Parlant ici de « connaissance » – fût-ce même à cause de la pauvreté de la langue – la Bible indique l’essence la plus profonde de la réalité de la coexistence matrimoniale. Cette essence apparaît comme élément et en même temps comme résultat de ces significations dont nous cherchons à suivre la trace depuis le début de notre étude ; elle fait partie en effet de la conscience de la signification du propre corps. Dans Gn 4, 1, l’homme et la femme, devenant une seule chair, font de manière particulière l’expérience de leur propre corps. Ainsi, ils deviennent ensemble comme l’unique objet de cet acte et de cette expérience tout en restant, dans cette unité, deux sujets réellement différents. Ce qui, en un certain sens, nous permet d’affirmer que « le mari connaît sa femme » ou que tous deux « se connaissent mutuellement ». Alors ils se révèlent l’un à l’autre avec cette profondeur spécifique de leur propre « ego » humain qui se révèle aussi au moyen du sexe, de leur masculinité et féminité. Et alors, de manière unique, la femme « est donnée » de façon cognitive à l’homme, et lui à elle.

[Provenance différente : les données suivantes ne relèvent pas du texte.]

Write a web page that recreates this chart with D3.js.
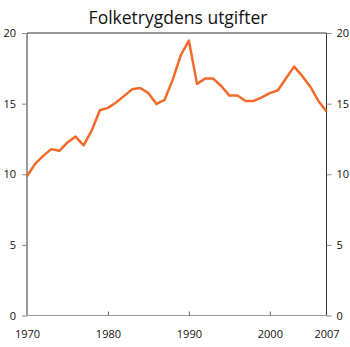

5. Si nous voulons maintenir la continuité avec les analyses faites jusqu’à présent (particulièrement avec les plus récentes qui interprètent l’homme dans sa dimension de don) nous devons observer que, suivant le Livre de la Genèse, datum et donum s’équivalent.
Toutefois Gn 4, 1-2, accentue surtout le datum. Dans la « connaissance » conjugale, la femme « est donnée » à l’homme et lui à elle, parce que le corps et le sexe entrent directement dans la structure et dans le contenu même de cette « connaissance ». Ainsi donc, la réalité de l’union conjugale par laquelle l’homme et la femme deviennent « une seule chair » porte en soi une découverte nouvelle et, en un certain sens, définitive de la signification du corps humain dans sa masculinité et féminité. Mais, à propos de cette découverte, est-il juste de parler seulement de « coexistence sexuelle » ? Il faut tenir compte du fait que chacun d’eux, l’homme et la femme, n’est pas seulement un objet passif, défini par son propre corps et sexe et, de cette manière, déterminé « par sa nature ». Au contraire, précisément du fait d’être homme et femme, ils sont chacun d’eux donné à l’autre comme sujet unique, non susceptible d’être répété comme « ego », comme personne. Le sexe ne décide pas seulement de l’individualité somatique de l’homme : il définit en même temps son identité personnelle, sa réalité concrète. C’est précisément par cette identité personnelle, cette réalité concrète, comme « ego » féminin-masculin non répétable que l’homme vient à être « connu » quand se réalisent les paroles de Gn 2, 24 : « L’homme s’unira à sa femme… et ils seront une seule chair ». La « connaissance » dont parlent Gn 4, 1-2, et tous les autres textes bibliques suivants pénètre les racines les plus intimes de cette identité, de cette réalité concrète que l’homme et la femme doivent à leur sexe. Cette réalité concrète signifie tant le caractère unique que non répétable de la personne.
Cela valait donc la peine de fixer la réflexion sur l’éloquence du texte biblique précité et des termes « il connut » ; malgré le manque apparent de précision terminologique, nous pouvons nous pencher sur la profondeur et la dimension d’un concept, alors que notre langage contemporain, tout précis qu’il soit, souvent nous en prive.
Notes
[1] Il faut tenir compte du fait que dans son entretien avec les pharisiens (Mt 19, 7-9 ; Mc 10, 4-6) le Christ prend position au sujet de la praxis de la loi mosaïque concernant « l’acte de répudiation ». La phrase « à cause de la dureté de vos cœurs » prononcée par Jésus reflète non seulement « l’histoire des cœurs » mais aussi toute la complexité de la loi positive de l’Ancien Testament qui cherchait toujours le « compromis humain » dans ce domaine si délicat.
[2] « Connaître » (Yâda’) dans le langage biblique ne signifie pas seulement une connaissance purement intellectuelle, mais aussi une expérience concrète, comme par exemple l’expérience de la souffrance Is 53, 3, du péché (1 S 3, 13) de la guerre et de la paix (Jg 3, 1 ; Is 59, 8). De cette expérience découle également le jugement « connaissance du bien et du mal » (Gn 2, 9-17). La « connaissance » pénètre dans le domaine des rapports entre personnes quand elle regarde la solidarité de la famille (Dt 33, 9) et spécialement les relations conjugales, C’est précisément en se référant à l’acte conjugal que le terme souligne la paternité d’illustres personnages et l’origine de leur descendance (Gn 4, 1 ; Gn 4, 17-25 ; 1 S 1, 19) comme données valables pour la généalogie à laquelle la tradition des prêtres (héréditaires en Israël) attribuait une grande importance. Le terme « connaissance » pouvait indiquer également toutes les autres relations sexuelles, même illicites (Nb 31, 17 Gn 19, 5 Jg 19, 22). Dans sa forme négative le verbe indique l’absence des relations sexuelles, spécialement s’il s’agit de vierges (1 R 2, 4 Jg 11, 39). En cette matière, le Nouveau Testament se sert de deux hébraïsmes en parlant de Joseph (Mt 1, 25) et de Marie (Lc 1, 34). L’aspect de la relation existentielle de la « connaissance » acquiert un aspect particulier quand son sujet ou objet est Dieu lui-même (Ps 140 ; Jr 31, 34 ; Os 2, 22 ; Jn 14, 7-9 ; Jn 17, 3).